A visitor to Seoul, even if they’ve come from the supposedly developed West, might feel as if they’ve entered one of those unevenly distributed chunks of the future. The obvious elements are all in place: the shiny skyscrapers and the colossal video screens on their sides; the punctual, usually unsoiled subway trains and the riders streaming high-definition video or playing startlingly advanced-looking games on their phones. But one doesn’t have to stay long to be impressed less by the technology itself than by how thoroughly it has integrated with the life of nearly all Seoulites. Here, in a place where even grandmothers stand in line for the latest smartphone, the fact that some middle-aged Americans have never bothered to get one at all looks like an example of the reverse luxury possible only in a terminally decadent culture.

Cyberpunk’s list of required conditions includes not just technology, but all-pervasive technology. Often, characters must wield their personal technology to evade the impersonal technology commanded by their corporate overlords. Does anyone make an attempt to evade the surveillance going on in seemingly every corner of Seoul, a saturation that surprises even visitors familiar with the all-seeing CCTV cameras of London? Enthusiasts of cyberpunk, attuned to its essentially dystopian nature, will also quickly take note of how Korea seems to have taken the genre’s convention of a few mega-corporations running the show as its economic model. True Korean corporate loyalists can buy just about everything — food, entertainment, healthcare, car, home, and much else besides — from the same conglomerate, or chaebol.

I actually saw Blade Runner 2049 at one of a chain of chaebol-owned movie theaters myself. At that same multiplex, conveniently located right across the street from my apartment building, I’d previously seen Oshii Mamoru’s acclaimed animated cyberpunk film Ghost in the Shell. The original Blade Runner had taken Los Angeles and Japanified it, bringing in as much the boisterous, freewheeling urban Japan of centuries past as the outwardly straight-laced technopolis of 1980s Tokyo.

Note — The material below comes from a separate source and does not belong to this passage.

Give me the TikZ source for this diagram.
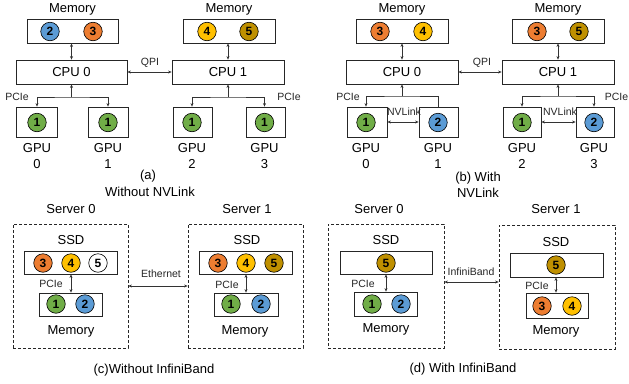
\documentclass[tikz,border=0pt]{standalone}
\usepackage{fontspec}
\setmainfont{Liberation Sans}
\usetikzlibrary{arrows.meta}
\definecolor{cblue}{HTML}{5B9BD5}
\definecolor{corange}{HTML}{ED7D31}
\definecolor{cyellow}{HTML}{FFC000}
\definecolor{cgold}{HTML}{BF9000}
\definecolor{cgreen}{HTML}{70AD47}
\begin{document}
\begin{tikzpicture}[x=1pt,y=-1pt,
 box/.style={draw=black!85, line width=0.8pt, inner sep=0pt, minimum height=24pt},
 dbox/.style={draw=black!85, line width=0.8pt, dash pattern=on 3pt off 2pt, inner sep=0pt, minimum height=124pt, minimum width=116pt},
 ball/.style={circle, draw=black, line width=0.6pt, minimum size=18.5pt, inner sep=0pt, font=\fontsize{12}{12}\selectfont\bfseries},
 lbl/.style={font=\fontsize{13}{16}\selectfont, inner sep=0pt, align=center},
 slbl/.style={font=\fontsize{10.5}{12}\selectfont, inner sep=0pt, text=black!85},
 arr/.style={line width=0.55pt, draw=black!80, >={Stealth[length=3.5pt,width=3pt]}}
]
\fill[white] (0,0) rectangle (629,383);
\useasboundingbox (0,0) rectangle (629,383);

% ================= (a) =================
\node[lbl] (mla0) at (72.5,9) {Memory};
\node[lbl] (mla1) at (229,9) {Memory};
\node[box, minimum width=91pt] (mem0a) at (72.5,31) {};
\node[box, minimum width=92pt] (mem1a) at (229,31) {};
\node[ball, fill=cblue] (a2) at (50,31.5) {2};
\node[ball, fill=corange] (a3) at (93,31.5) {3};
\node[ball, fill=cyellow] (a4) at (207,31.5) {4};
\node[ball, fill=cgold] (a5) at (249,31.5) {5};
\node[box, lbl, minimum width=111pt, minimum height=24pt] (cpu0a) at (71.5,72) {CPU 0};
\node[box, lbl, minimum width=112pt, minimum height=24pt] (cpu1a) at (228,72) {CPU 1};
\node[box, minimum width=41pt, minimum height=30pt] (gpu0a) at (36.5,122) {};
\node[box, minimum width=40pt, minimum height=30pt] (gpu1a) at (108,122) {};
\node[box, minimum width=39pt, minimum height=30pt] (gpu2a) at (192.5,122) {};
\node[box, minimum width=39pt, minimum height=30pt] (gpu3a) at (265.5,122) {};
\node[ball, fill=cgreen] (a1a) at (37,122.5) {1};
\node[ball, fill=cgreen] (a1b) at (108,122.5) {1};
\node[ball, fill=cgreen] (a1c) at (192,122.5) {1};
\node[ball, fill=cgreen] (a1d) at (264.5,122.5) {1};
\node[lbl] (ga0) at (37,156) {GPU\\0};
\node[lbl] (ga1) at (108,156) {GPU\\1};
\node[lbl] (ga2) at (192,156) {GPU\\2};
\node[lbl] (ga3) at (264.5,156) {GPU\\3};
\draw[arr,<->] (cpu0a.north) -- (cpu0a.north |- mem0a.south);
\draw[arr,<->] (cpu1a.north) -- (cpu1a.north |- mem1a.south);
\draw[arr,<->] (cpu0a.east) -- (cpu1a.west);
\node[slbl] (qpia) at (150,63) {QPI};
\coordinate (bus0a) at (71.5,97);
\coordinate (bus1a) at (228,97);
\draw[arr,->] (bus0a) -- (cpu0a.south);
\draw[arr,->] (bus1a) -- (cpu1a.south);
\draw[arr,<->] (a1a |- gpu0a.north) |- (bus0a) -| (a1b |- gpu1a.north);
\draw[arr,<->] (a1c |- gpu2a.north) |- (bus1a) -| (a1d |- gpu3a.north);
\node[slbl] (pa0) at (17,97) {PCIe};
\node[slbl] (pa1) at (289,97) {PCIe};
\node[lbl] (capa1) at (148,176) {(a)};
\node[lbl] (capa2) at (150,192) {Without NVLink};

% ================= (b) =================
\node[lbl] (mlb0) at (402,9) {Memory};
\node[lbl] (mlb1) at (558,9) {Memory};
\node[box, minimum width=92pt] (mem0b) at (402,31) {};
\node[box, minimum width=92pt] (mem1b) at (558,31) {};
\node[ball, fill=corange] (b3) at (380,31.5) {3};
\node[ball, fill=cyellow] (b4) at (423,31.5) {4};
\node[ball, fill=corange] (b3b) at (537,31.5) {3};
\node[ball, fill=cgold] (b5) at (579,31.5) {5};
\node[box, lbl, minimum width=112pt, minimum height=24pt] (cpu0b) at (402,72) {CPU 0};
\node[box, lbl, minimum width=112pt, minimum height=24pt] (cpu1b) at (558,72) {CPU 1};
\node[box, minimum width=40pt, minimum height=30pt] (gpu0b) at (367,122) {};
\node[box, minimum width=39pt, minimum height=30pt] (gpu1b) at (438.5,122) {};
\node[box, minimum width=38pt, minimum height=30pt] (gpu2b) at (522,122) {};
\node[box, minimum width=38pt, minimum height=30pt] (gpu3b) at (595,122) {};
\node[ball, fill=cgreen] (b1a) at (366,122.5) {1};
\node[ball, fill=cblue] (b2a) at (438,122.5) {2};
\node[ball, fill=cgreen] (b1b) at (522,122.5) {1};
\node[ball, fill=cblue] (b2b) at (594,122.5) {2};
\node[lbl] (gb0) at (366,156) {GPU\\0};
\node[lbl] (gb1) at (438,156) {GPU\\1};
\node[lbl] (gb2) at (522,156) {GPU\\2};
\node[lbl] (gb3) at (594,156) {GPU\\3};
\draw[arr,<->] (cpu0b.north) -- (cpu0b.north |- mem0b.south);
\draw[arr,<->] (cpu1b.north) -- (cpu1b.north |- mem1b.south);
\draw[arr,<->] (cpu0b.east) -- (cpu1b.west);
\node[slbl] (qpib) at (482,63) {QPI};
\coordinate (bus0b) at (402,96);
\coordinate (bus1b) at (558,96);
\draw[arr,->] (bus0b) -- (cpu0b.south);
\draw[arr,->] (bus1b) -- (cpu1b.south);
\draw[arr,<-] (b1a |- gpu0b.north) |- (bus0b) -| (b2a |- gpu1b.north);
\draw[arr,<->] (b1b |- gpu2b.north) |- (bus1b) -| (b2b |- gpu3b.north);
\draw[arr,<->] (gpu0b.east) -- (gpu1b.west);
\draw[arr,<->] (gpu2b.east) -- (gpu3b.west);
\node[slbl] (nvb0) at (404,112) {NVLink};
\node[slbl] (nvb1) at (560,112) {NVLink};
\node[slbl] (pb0) at (348,97) {PCIe};
\node[slbl] (pb1) at (616.5,97) {PCIe};
\node[lbl] (capb1) at (478,178) {(b) With};
\node[lbl] (capb2) at (478,193) {NVLink};

% ================= (c) =================
\node[lbl] (sc0) at (71,209) {Server 0};
\node[lbl] (sc1) at (247,209) {Server 1};
\node[dbox, minimum width=115pt] (srv0c) at (70.5,286) {};
\node[dbox, minimum width=115pt] (srv1c) at (245.5,286) {};
\node[lbl] (ssdc0) at (71,240) {SSD};
\node[lbl] (ssdc1) at (247,240) {SSD};
\node[box, minimum width=93pt, minimum height=23pt] (ssd0c) at (70.5,262.5) {};
\node[box, minimum width=93pt, minimum height=23pt] (ssd1c) at (245.5,262.5) {};
\node[ball, fill=corange] (c3a) at (43,263) {3};
\node[ball, fill=cyellow] (c4a) at (71,263) {4};
\node[ball, fill=white] (c5a) at (98,263) {5};
\node[ball, fill=corange] (c3b) at (218,263) {3};
\node[ball, fill=cyellow] (c4b) at (246,263) {4};
\node[ball, fill=cgold] (c5b) at (274,263) {5};
\node[box, minimum width=63pt, minimum height=23pt] (mem0c) at (70.5,304.5) {};
\node[box, minimum width=64pt, minimum height=23pt] (mem1c) at (246,304.5) {};
\node[ball, fill=cgreen] (c1a) at (56,304) {1};
\node[ball, fill=cblue] (c2a) at (85,304) {2};
\node[ball, fill=cgreen] (c1b) at (231,304) {1};
\node[ball, fill=cblue] (c2b) at (261,304) {2};
\node[lbl] (mlc0) at (71,331) {Memory};
\node[lbl] (mlc1) at (245,331) {Memory};
\draw[arr,<->] (c4a |- ssd0c.south) -- (c4a |- mem0c.north);
\draw[arr,<->] (c4b |- ssd1c.south) -- (c4b |- mem1c.north);
\node[slbl] (pc0) at (51,284) {PCIe};
\node[slbl] (pc1) at (227,285) {PCIe};
\draw[arr,<->] (srv0c.east) -- (srv1c.west);
\node[slbl] (eth) at (161,274) {Ethernet};
\node[lbl] (capc) at (154,370) {(c)Without InfiniBand};

% ================= (d) =================
\node[lbl] (sd0) at (379,209) {Server 0};
\node[lbl] (sd1) at (556,209) {Server 1};
\node[dbox] (srv0d) at (386,286) {};
\node[dbox] (srv1d) at (557,287) {};
\node[lbl] (ssdd0) at (386,240) {SSD};
\node[lbl] (ssdd1) at (556,242) {SSD};
\node[box, minimum width=92pt, minimum height=23pt] (ssd0d) at (386,262.5) {};
\node[box, minimum width=93pt, minimum height=24pt] (ssd1d) at (556.5,265) {};
\node[ball, fill=cgold] (d5a) at (386,263) {5};
\node[ball, fill=cgold] (d5b) at (556,265) {5};
\node[box, minimum width=63pt, minimum height=24pt] (mem0d) at (385.5,304) {};
\node[box, minimum width=62pt, minimum height=25pt] (mem1d) at (557,305.5) {};
\node[ball, fill=cgreen] (d1) at (372,304) {1};
\node[ball, fill=cblue] (d2) at (401,304) {2};
\node[ball, fill=corange] (d3) at (542,306) {3};
\node[ball, fill=cyellow] (d4) at (572,306) {4};
\node[lbl] (mld0) at (386,329) {Memory};
\node[lbl] (mld1) at (556,331) {Memory};
\draw[arr,<->] (d5a |- ssd0d.south) -- (d5a |- mem0d.north);
\draw[arr,<->] (d5b |- ssd1d.south) -- (d5b |- mem1d.north);
\node[slbl] (pd0) at (363,284) {PCIe};
\node[slbl] (pd1) at (537,286) {PCIe};
\coordinate (ibd) at (471,282);
\draw[arr,<->] (srv0d.east |- ibd) -- (srv1d.west |- ibd);
\node[slbl] (ib) at (471,272) {InfiniBand};
\node[lbl] (capd) at (463,369) {(d) With InfiniBand};
\end{tikzpicture}
\end{document}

Ghost in the Shell cast as its near-future Japanese setting of “New Port City” an apparently little-altered Hong Kong; the tour-de-force montage in the middle of the movie constitutes a master class in not just how to make a place come realistically alive in animation, but to unify setting, theme, form, and substance at a stroke. (...)

As they and other similarly inclined foreign photographers know, cyberpunk does not live by skyscrapers and outdoor video screens alone. If it did, any of the new metropolises erected whole across China over the past few weeks would offer a superior setting. While Seoul does have one foot in the future, from the Western perspective, the other foot kept firmly in the past makes it a potentially great cyberpunk city. Or to use a different metaphor, one I’ve come across from time to time in Korean books about Korean society, this country runs simultaneously on two “clocks,” one of them pushed so aggressively to the present that it runs perpetually fast, and another that has barely moved for decades or even centuries. Korea, like cyberpunk itself, everywhere mixes the futuristic with the things and ways of the past.